Oct 15 / John Richardson

First Principles: Why Rights Come from God, Not Government

First Principles

"For there is no authority except from God, and those that exist have been instituted by God." — Romans 13:1b (ESV)

This verse cuts right to the heart of something we often miss: human rights don't come from government. If rights are merely granted by people, they can be taken away by people. But if rights come from God, they must be protected—not bestowed.

The founders understood this. They believed God established government to uphold justice and restrain evil (1 Peter 2:13–14). These first principles form the foundation of our freedom.

Government isn't a creator of rights but a guardian of what God has already given. When government stays in its lane—punishing evil and praising good—it serves its true purpose. When it confuses itself for the source of liberty, it inevitably begins to smother what it was meant to shield.

How the Founders Applied This

Look at the Declaration of Independence. The founders didn't write, "We grant ourselves these rights." They wrote that all men "are endowed by their Creator with certain unalienable Rights."

This wasn't just poetic language—it was a theological claim with political consequences. By anchoring rights in God rather than government, they established a standard that stood above any king, parliament, or majority vote. 

When King George violated these God-given rights, the colonists had grounds to resist. Their appeal wasn't to their own preferences but to a higher law that even kings must respect.

This is why they could claim both submission to legitimate authority and resistance to tyranny. Government derives its "just powers from the consent of the governed," but only insofar as it protects what God has already established. The moment it becomes destructive of those ends, it betrays its divine mandate.

But Culture is Shifting

As our culture drifts from reverence for God, many have tried to redefine freedom apart from Him. But liberty detached from its Source soon collapses. Claiming rights while denying the One who gives them is like building on clouds—beautiful for a moment, but unable to stand.

First principles ground and sustain liberty. Transcendent truth must be the foundation. Otherwise, we drift into relativism.

We're already seeing this in America. Truth is now defined by the autonomous self. But culture is built on shared values. If everyone defines their own truth, we dissolve the culture that built America—one microfracture at a time.

Think about how quickly public definitions shift—of life, of marriage, of justice, of what constitutes "the good." If these definitions rest only on polls or raw power, the weakest inevitably suffer.

Biblical first principles—God as Creator, man made in His image, moral law that stands above us—anchor freedom for the weak as well as the strong. Without them, rights become negotiable trophies traded by those with the loudest voices or the largest platforms.

Do We Have Hope?

We are not without hope. For those who belong to Christ, our calling remains: speak truth in love, bless those who curse us, and work for the good of our neighbors.

Our task isn't to "take back" a nation, but to walk faithfully in it—reflecting God's goodness in every sphere. God sovereignly orders all things, civil officials existing under Him for the public good.
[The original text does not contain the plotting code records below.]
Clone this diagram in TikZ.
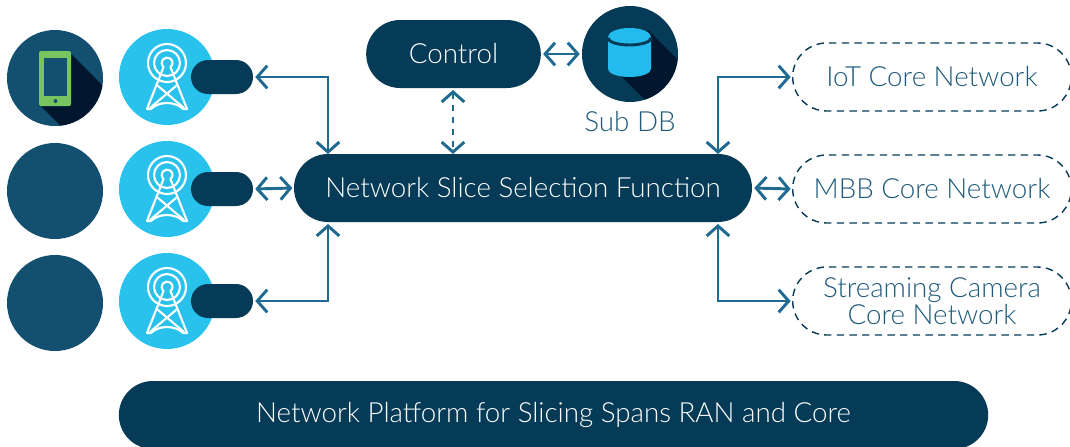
\documentclass[tikz,border=0pt]{standalone}
\usepackage{fontspec}
\setmainfont{Lato}[UprightFont=* Light]
\usetikzlibrary{arrows.meta,shapes.misc}
\definecolor{navy}{HTML}{053B56}
\definecolor{disccol}{HTML}{13506F}
\definecolor{sky}{HTML}{29C2EC}
\definecolor{dbsky}{HTML}{22BBEE}
\definecolor{deepcol}{HTML}{02172E}
\definecolor{link}{HTML}{1F6A90}
\definecolor{phonecol}{HTML}{78C45E}
\definecolor{ink}{HTML}{1E5A7A}
\tikzset{
  pill/.style={rounded rectangle,rounded rectangle arc length=180,fill=navy,text=white,inner sep=0pt,font=\fontsize{20.8}{22}\selectfont},
  ghost/.style={rounded rectangle,rounded rectangle arc length=180,draw=navy,line width=1.05pt,dash pattern=on 5.5pt off 4pt,text=ink,inner sep=0pt,align=center,minimum width=209pt,minimum height=51pt,font=\fontsize{20.8}{20}\selectfont},
  disc/.style={circle,fill=disccol,inner sep=0pt,minimum size=72pt},
  tower/.style={circle,fill=sky,inner sep=0pt,minimum size=72pt},
  stub/.style={pill,minimum width=46.5pt,minimum height=25.5pt},
  conn/.style={draw=link,line width=2.2pt,{Straight Barb[length=7.5pt,width=17pt,line width=2.2pt]}-{Straight Barb[length=7.5pt,width=17pt,line width=2.2pt]}},
  mast/.style={draw=white,line width=1.6pt,line cap=round,line join=round}
}
\newcommand{\towericon}[2]{%
  \begin{scope}[shift={(#1,#2)},mast]
    \draw (0,-14) circle[radius=19];
    \draw (0,-14) circle[radius=13];
    \draw (-3.5,-9.8) arc[start angle=130,end angle=410,radius=5.5];
    \draw (-3.5,-9.8) -- (-20,32) (3.5,-9.8) -- (20,32);
    \draw (-20,32) -- (-16,32) .. controls (-8,24) and (8,24) .. (16,32) -- (20,32);
    \draw (-9,9) -- (17,31) (9,9) -- (-17,31);
  \end{scope}}
\begin{document}
\begin{tikzpicture}[x=0.75pt,y=-0.75pt]
\useasboundingbox (0,0) rectangle (1070,446);
\clip (0,0) rectangle (1070,446);
% left discs
\node[disc] (d1) at (55,78) {};
\node[disc] (d2) at (55,191) {};
\node[disc] (d3) at (55,303) {};
\begin{scope}
  \clip (55,78) circle[radius=48];
  \fill[deepcol] (68,51) -- (115,98) -- (115,140) -- (75,140) -- (39,104) -- cycle;
\end{scope}
\fill[phonecol,rounded corners=1.5pt] (39,51) rectangle (71,106);
\fill[disccol] (43.5,58) rectangle (67,96);
\fill[disccol] (55.5,101) circle[radius=2];
% towers
\node[tower] (t1) at (167,77) {};
\node[tower] (t2) at (167,189) {};
\node[tower] (t3) at (167,301) {};
\towericon{167}{77}
\towericon{167}{189}
\towericon{167}{301}
\node[stub] (s1) at (222,77) {};
\node[stub] (s2) at (222,189) {};
\node[stub] (s3) at (222,301) {};
% main
\node[pill,minimum width=343.5pt,minimum height=51pt] (nssf) at (523,188) {Network Slice Selection Function};
\node[pill,minimum width=131pt,minimum height=51pt] (ctrl) at (453.5,54) {\raisebox{-1pt}{Control}};
\node[circle,fill=navy,inner sep=0pt,minimum size=72pt] (db) at (630,54) {};
\begin{scope}
  \clip (630,54) circle[radius=48];
  \fill[deepcol] (648,30) -- (700,82) -- (700,120) -- (665,120) -- (612,67) -- cycle;
\end{scope}
\fill[dbsky] (608,37) -- (608,69) arc[x radius=21.5,y radius=8,start angle=180,end angle=0] -- (651,37) arc[x radius=21.5,y radius=9,start angle=0,end angle=-180] -- cycle;
\draw[navy,line width=2.2pt] (608,38) arc[x radius=21.5,y radius=7,start angle=180,end angle=0];
\node[text=ink,inner sep=0pt,font=\fontsize{20.8}{22}\selectfont] (sub) at (630,122) {Sub DB};
\node[ghost] (iot) at (932,77) {IoT Core Network};
\node[ghost] (mbb) at (932,189) {MBB Core Network};
\node[ghost] (cam) at (932,301) {Streaming Camera\\Core Network};
\node[pill,minimum width=652pt,minimum height=51pt] (plat) at (553.5,415) {\raisebox{-0.7pt}{Network Platform for Slicing Spans RAN and Core}};
% free ends on the selection function
\coordinate (na) at (328,154);
\coordinate (nb) at (328,222);
\coordinate (nc) at (718,154);
\coordinate (nd) at (718,222);
\coordinate (ne) at (453,154);
\coordinate (cb) at (453,88);
% connectors
\draw[conn,shorten <=1.5pt] (s1.east) -| (na);
\draw[conn,shorten <=1.5pt,shorten >=1pt] (s2.east) -- (nssf.west);
\draw[conn,shorten <=1.5pt,shorten >=1.5pt] (s3.east) -| (nb);
\draw[conn,shorten >=1pt] (nc) |- (iot.west);
\draw[conn,shorten <=1.5pt,shorten >=1pt] (nssf.east) -- (mbb.west);
\draw[conn,shorten <=1.5pt,shorten >=1pt] (nd) |- (cam.west);
\draw[conn,shorten <=1.5pt,shorten >=1.5pt] (ctrl.east) -- (db.west);
\draw[conn,dash pattern=on 4.5pt off 4.5pt,shorten <=1.5pt] (cb) -- (ne);
\end{tikzpicture}
\end{document}
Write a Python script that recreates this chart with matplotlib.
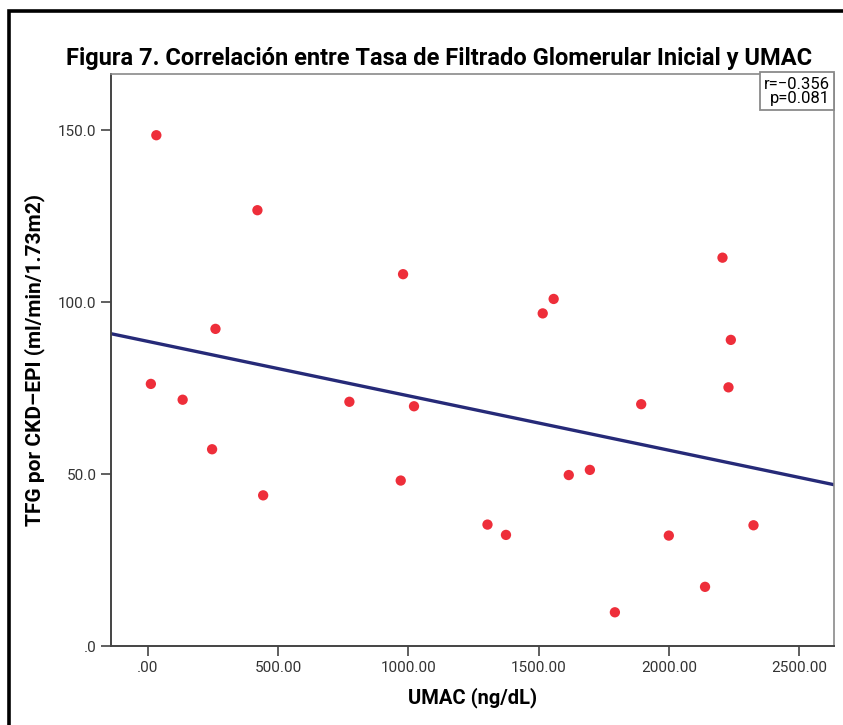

We can honor leaders without making them lords, and we can practice courageous citizenship without bowing to the spirit of the age.

Whether or not culture shifts back is in God's hands. We who claim Christ must trust His sovereignty even while we seek to live faithfully in a quickly changing world. We hope and pray and act, but ultimately trust the Lord for the outcome.

Faithfulness looks ordinary: showing up for church and family, stewarding our vocations with integrity, protecting the vulnerable, learning our history honestly, voting with conviction and charity, and teaching our children that freedom is a stewardship, not a toy.

Learning America's Story Through First Principles

If you want to explore how these God-given rights shaped America's founding and what they mean for conservative families today, the American Principles Series walks through this story across 25 episodes. Each episode averages 22.5 minutes, giving you 9.5 hours of content that connects faith and founding principles in a way your whole family can understand.

The AP Series offers a Christian view of liberty rooted in transcendent truth—the same biblical worldview that anchored the founders. It's a video-only series with lifetime access for a one-time fee of $99 at apseries.com.

As we seek the welfare of our cities (Jeremiah 29:7), remember that all true freedom begins and ends with God. Whether culture changes for the better or for the worse, we who are in Christ are free indeed (John 8:36). Let this spur us on to faithful living—patient, gospel-driven, and full of hope.

Pause and ponder this 

What changes when we remember that our rights are gifts from God, not permissions from men?